▸ Exercise requirements
Give back every line exactly as it appears, pictures excluded.

▸ Data section
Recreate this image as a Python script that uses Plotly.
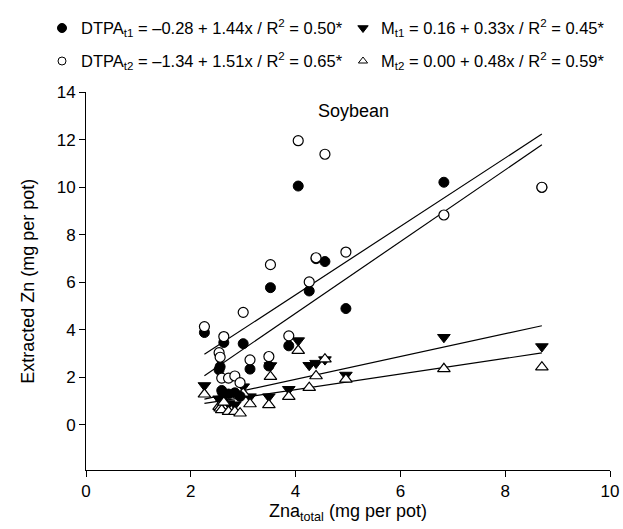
import plotly.graph_objects as go

# ---------------- data ----------------
x_vals = [2.26, 2.54, 2.56, 2.59, 2.63, 2.72, 2.84, 2.94, 3.00, 3.13, 3.49, 3.52,
          3.87, 4.05, 4.26, 4.39, 4.56, 4.96, 6.83, 8.70]

dtpa_t1 = [3.89, 2.32, 2.45, 1.45, 3.47, 1.30, 1.35, 1.20, 3.42, 2.35, 2.48, 5.78,
           3.33, 10.06, 5.64, 7.00, 6.88, 4.90, 10.22, 10.00]
dtpa_t2 = [4.14, 3.04, 2.85, 1.97, 3.72, 1.97, 2.06, 1.78, 4.74, 2.74, 2.88, 6.75,
           3.75, 11.97, 6.02, 7.04, 11.40, 7.28, 8.84, 10.01]
m_t1 = [1.66, 1.10, 1.05, 0.95, 1.20, 0.90, 0.85, 1.25, 1.61, 1.19, 1.19, 2.50,
        1.50, 3.55, 2.51, 2.60, 2.75, 2.10, 3.69, 3.30]
m_t2 = [1.29, 0.77, 0.70, 0.63, 0.95, 0.56, 0.56, 0.49, 1.33, 0.88, 0.84, 2.03,
        1.19, 3.13, 1.57, 2.06, 2.77, 1.92, 2.36, 2.43]

# regression equations given in the legend: intercept, slope
fit_names = ["DTPA_t1", "DTPA_t2", "M_t1", "M_t2"]
fit_intercepts = [-0.28, -1.34, 0.16, 0.00]
fit_slopes = [1.44, 1.51, 0.33, 0.48]

legend_texts = [
    "DTPA<sub>t1</sub> = \u20130.28 + 1.44x / R<sup>2</sup> = 0.50*",
    "M<sub>t1</sub> = 0.16 + 0.33x / R<sup>2</sup> = 0.45*",
    "DTPA<sub>t2</sub> = \u20131.34 + 1.51x / R<sup>2</sup> = 0.65*",
    "M<sub>t2</sub> = 0.00 + 0.48x / R<sup>2</sup> = 0.59*",
]

x_ticks = [0, 2, 4, 6, 8, 10]
y_ticks = [0, 2, 4, 6, 8, 10, 12, 14]

FONT = "Liberation Sans, Arial, Helvetica, sans-serif"

fig = go.Figure()

# regression lines
xmin, xmax = min(x_vals), max(x_vals)
for a, b in zip(fit_intercepts, fit_slopes):
    fig.add_trace(go.Scatter(
        x=[xmin, xmax], y=[a + b * xmin, a + b * xmax],
        mode="lines", line=dict(color="black", width=1.2),
        showlegend=False, hoverinfo="skip"))

# scatter series
series = [
    (m_t1, dict(symbol="triangle-down", size=11, color="black",
                line=dict(color="black", width=1))),
    (m_t2, dict(symbol="triangle-up", size=11, color="white",
                line=dict(color="black", width=1.2))),
    (dtpa_t1, dict(symbol="circle", size=10, color="black",
                   line=dict(color="black", width=1))),
    (dtpa_t2, dict(symbol="circle", size=10, color="white",
                   line=dict(color="black", width=1.2))),
]
for ys, mk in series:
    fig.add_trace(go.Scatter(x=x_vals, y=ys, mode="markers", marker=mk,
                             showlegend=False, cliponaxis=False))

# legend keys drawn on a hidden helper axis in the top margin
key_markers = [
    dict(symbol="circle", size=9, color="black", line=dict(color="black", width=1)),
    dict(symbol="triangle-down", size=9, color="black", line=dict(color="black", width=1)),
    dict(symbol="circle", size=8, color="white", line=dict(color="black", width=1)),
    dict(symbol="triangle-up", size=8, color="white", line=dict(color="black", width=1)),
]
key_x = [-24, 277, -24, 277]
key_y = [28, 28, 61, 61]
text_x = [-7, 293, -7, 293]
for mk, kx, ky in zip(key_markers, key_x, key_y):
    fig.add_trace(go.Scatter(x=[kx], y=[ky], mode="markers", marker=mk,
                             xaxis="x2", yaxis="y2", showlegend=False,
                             cliponaxis=False, hoverinfo="skip"))

annotations = []
for t, tx, ty in zip(legend_texts, text_x, key_y):
    annotations.append(dict(text=t, x=tx, y=ty, xref="x2", yref="y2",
                            xanchor="left", yanchor="middle", showarrow=False,
                            font=dict(family=FONT, size=16.5, color="black")))
annotations.append(dict(text="Soybean", x=0.511, y=0.951, xref="x domain",
                        yref="y domain", xanchor="center", yanchor="middle",
                        showarrow=False,
                        font=dict(family=FONT, size=18, color="black")))

L = 40
plot_w = 623 - L - 13
fig.update_layout(
    width=623, height=529,
    margin=dict(l=L, r=13, t=0, b=59, autoexpand=False),
    paper_bgcolor="white", plot_bgcolor="white",
    font=dict(family=FONT, size=17, color="black"),
    showlegend=False,
    annotations=annotations,
    xaxis=dict(range=[0, 10], tickvals=x_ticks, ticks="outside", ticklen=6,
               tickwidth=1, tickcolor="black", showline=True, linecolor="black",
               linewidth=1, showgrid=False, zeroline=False,
               domain=[(86 - L) / plot_w, 1],
               anchor="y", tickfont=dict(family=FONT, size=17),
               title=dict(text="Zna<sub>total</sub> (mg per pot)", standoff=3,
                          font=dict(family=FONT, size=18))),
    yaxis=dict(range=[-1.9, 14], tickvals=y_ticks, ticks="outside", ticklen=6,
               tickwidth=1, tickcolor="black", showline=True, linecolor="black",
               linewidth=1, showgrid=False, zeroline=False,
               domain=[0, 0.8032], anchor="x", tickfont=dict(family=FONT, size=17),
               title=dict(text="Extracted Zn (mg per pot)", standoff=17,
                          font=dict(family=FONT, size=18))),
    xaxis2=dict(range=[L - 86, 524], domain=[0, 1], anchor="y2", visible=False,
                fixedrange=True),
    yaxis2=dict(range=[70.5, 0], domain=[0.85, 1], anchor="x2", visible=False,
                fixedrange=True),
)

fig.write_html("out.html", config={"displayModeBar": False},
               post_script="document.body.style.margin='0px';")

▸ Reply to the task
Recreate this image as a Python script that uses Plotly.
import plotly.graph_objects as go

# ---------------- data ----------------
x_vals = [2.26, 2.54, 2.56, 2.59, 2.63, 2.72, 2.84, 2.94, 3.00, 3.13, 3.49, 3.52,
          3.87, 4.05, 4.26, 4.39, 4.56, 4.96, 6.83, 8.70]

dtpa_t1 = [3.89, 2.32, 2.45, 1.45, 3.47, 1.30, 1.35, 1.20, 3.42, 2.35, 2.48, 5.78,
           3.33, 10.06, 5.64, 7.00, 6.88, 4.90, 10.22, 10.00]
dtpa_t2 = [4.14, 3.04, 2.85, 1.97, 3.72, 1.97, 2.06, 1.78, 4.74, 2.74, 2.88, 6.75,
           3.75, 11.97, 6.02, 7.04, 11.40, 7.28, 8.84, 10.01]
m_t1 = [1.66, 1.10, 1.05, 0.95, 1.20, 0.90, 0.85, 1.25, 1.61, 1.19, 1.19, 2.50,
        1.50, 3.55, 2.51, 2.60, 2.75, 2.10, 3.69, 3.30]
m_t2 = [1.29, 0.77, 0.70, 0.63, 0.95, 0.56, 0.56, 0.49, 1.33, 0.88, 0.84, 2.03,
        1.19, 3.13, 1.57, 2.06, 2.77, 1.92, 2.36, 2.43]

# regression equations given in the legend: intercept, slope
fit_names = ["DTPA_t1", "DTPA_t2", "M_t1", "M_t2"]
fit_intercepts = [-0.28, -1.34, 0.16, 0.00]
fit_slopes = [1.44, 1.51, 0.33, 0.48]

legend_texts = [
    "DTPA<sub>t1</sub> = \u20130.28 + 1.44x / R<sup>2</sup> = 0.50*",
    "M<sub>t1</sub> = 0.16 + 0.33x / R<sup>2</sup> = 0.45*",
    "DTPA<sub>t2</sub> = \u20131.34 + 1.51x / R<sup>2</sup> = 0.65*",
    "M<sub>t2</sub> = 0.00 + 0.48x / R<sup>2</sup> = 0.59*",
]

x_ticks = [0, 2, 4, 6, 8, 10]
y_ticks = [0, 2, 4, 6, 8, 10, 12, 14]

FONT = "Liberation Sans, Arial, Helvetica, sans-serif"

fig = go.Figure()

# regression lines
xmin, xmax = min(x_vals), max(x_vals)
for a, b in zip(fit_intercepts, fit_slopes):
    fig.add_trace(go.Scatter(
        x=[xmin, xmax], y=[a + b * xmin, a + b * xmax],
        mode="lines", line=dict(color="black", width=1.2),
        showlegend=False, hoverinfo="skip"))

# scatter series
series = [
    (m_t1, dict(symbol="triangle-down", size=11, color="black",
                line=dict(color="black", width=1))),
    (m_t2, dict(symbol="triangle-up", size=11, color="white",
                line=dict(color="black", width=1.2))),
    (dtpa_t1, dict(symbol="circle", size=10, color="black",
                   line=dict(color="black", width=1))),
    (dtpa_t2, dict(symbol="circle", size=10, color="white",
                   line=dict(color="black", width=1.2))),
]
for ys, mk in series:
    fig.add_trace(go.Scatter(x=x_vals, y=ys, mode="markers", marker=mk,
                             showlegend=False, cliponaxis=False))

# legend keys drawn on a hidden helper axis in the top margin
key_markers = [
    dict(symbol="circle", size=9, color="black", line=dict(color="black", width=1)),
    dict(symbol="triangle-down", size=9, color="black", line=dict(color="black", width=1)),
    dict(symbol="circle", size=8, color="white", line=dict(color="black", width=1)),
    dict(symbol="triangle-up", size=8, color="white", line=dict(color="black", width=1)),
]
key_x = [-24, 277, -24, 277]
key_y = [28, 28, 61, 61]
text_x = [-7, 293, -7, 293]
for mk, kx, ky in zip(key_markers, key_x, key_y):
    fig.add_trace(go.Scatter(x=[kx], y=[ky], mode="markers", marker=mk,
                             xaxis="x2", yaxis="y2", showlegend=False,
                             cliponaxis=False, hoverinfo="skip"))

annotations = []
for t, tx, ty in zip(legend_texts, text_x, key_y):
    annotations.append(dict(text=t, x=tx, y=ty, xref="x2", yref="y2",
                            xanchor="left", yanchor="middle", showarrow=False,
                            font=dict(family=FONT, size=16.5, color="black")))
annotations.append(dict(text="Soybean", x=0.511, y=0.951, xref="x domain",
                        yref="y domain", xanchor="center", yanchor="middle",
                        showarrow=False,
                        font=dict(family=FONT, size=18, color="black")))

L = 40
plot_w = 623 - L - 13
fig.update_layout(
    width=623, height=529,
    margin=dict(l=L, r=13, t=0, b=59, autoexpand=False),
    paper_bgcolor="white", plot_bgcolor="white",
    font=dict(family=FONT, size=17, color="black"),
    showlegend=False,
    annotations=annotations,
    xaxis=dict(range=[0, 10], tickvals=x_ticks, ticks="outside", ticklen=6,
               tickwidth=1, tickcolor="black", showline=True, linecolor="black",
               linewidth=1, showgrid=False, zeroline=False,
               domain=[(86 - L) / plot_w, 1],
               anchor="y", tickfont=dict(family=FONT, size=17),
               title=dict(text="Zna<sub>total</sub> (mg per pot)", standoff=3,
                          font=dict(family=FONT, size=18))),
    yaxis=dict(range=[-1.9, 14], tickvals=y_ticks, ticks="outside", ticklen=6,
               tickwidth=1, tickcolor="black", showline=True, linecolor="black",
               linewidth=1, showgrid=False, zeroline=False,
               domain=[0, 0.8032], anchor="x", tickfont=dict(family=FONT, size=17),
               title=dict(text="Extracted Zn (mg per pot)", standoff=17,
                          font=dict(family=FONT, size=18))),
    xaxis2=dict(range=[L - 86, 524], domain=[0, 1], anchor="y2", visible=False,
                fixedrange=True),
    yaxis2=dict(range=[70.5, 0], domain=[0.85, 1], anchor="x2", visible=False,
                fixedrange=True),
)

fig.write_html("out.html", config={"displayModeBar": False},
               post_script="document.body.style.margin='0px';")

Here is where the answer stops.